Data quality measurement in wide-column stores

J. Hilber. Data quality measurement in wide-column stores. 6, 2018.

  • Julia Hilber
  • Wolfram Wöß
  • Dr. Lisa Ehrlinger

Many companies and organizations make decisions with the help of data stored in database. Therefore, it is very important to know the data quality of a database, otherwise bad decisions are made if the data quality is poor. The most data issues come from human errors during data acquisition, faulty process, wrongly-designed architectures, inconsistent definitions and incorrect usage of data.

Nowadays the NoSQL stores are a hype resulting from unstructured data in the web, and hence it is even important to assess the quality of the NoSQL stores. Therefore, this thesis provides an approach for assessing the data quality for a Cassandra store only on the schema level. The schema part is more important than the instance part because a change in the schema is maybe not possible due to applications which do not allow changes. A correction and assessment of the instances is easier. The data quality assessment is done for the Cassandra store, because Cassandra is the second most used database from the NoSQL stores.

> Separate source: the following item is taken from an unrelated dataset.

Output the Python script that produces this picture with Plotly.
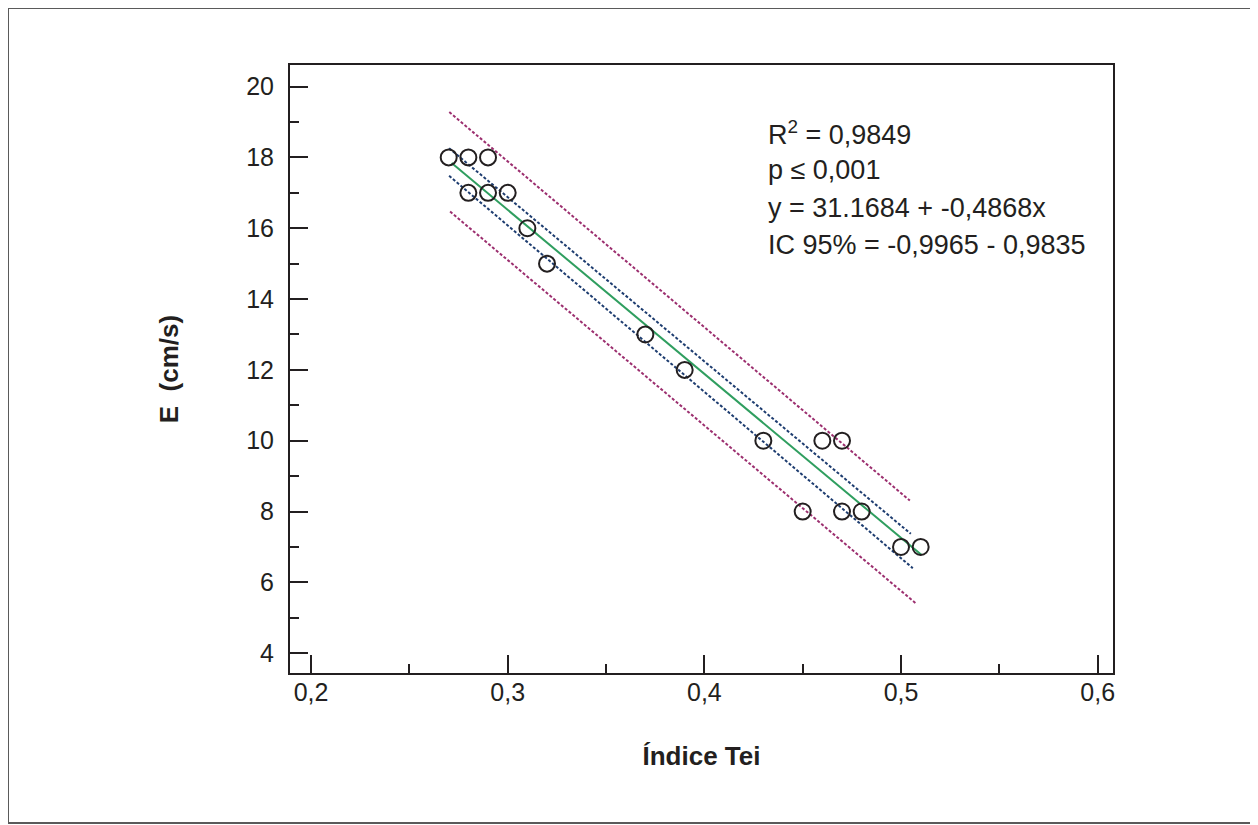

In this work, the extension of the tool QuaIIe with the assessment of the Cassandra schema is described and implemented. This is achieved with an exact analysis of the existing program, especially the connector for MySQL databases. The further step is the transformation of the Cassandra schema into the DSD vocabulary and the direct comparison of the data quality assessment between a Cassandra store and a MySQL database. At the end of the implementation the assessment of the Cassandra schema is performed and evaluated.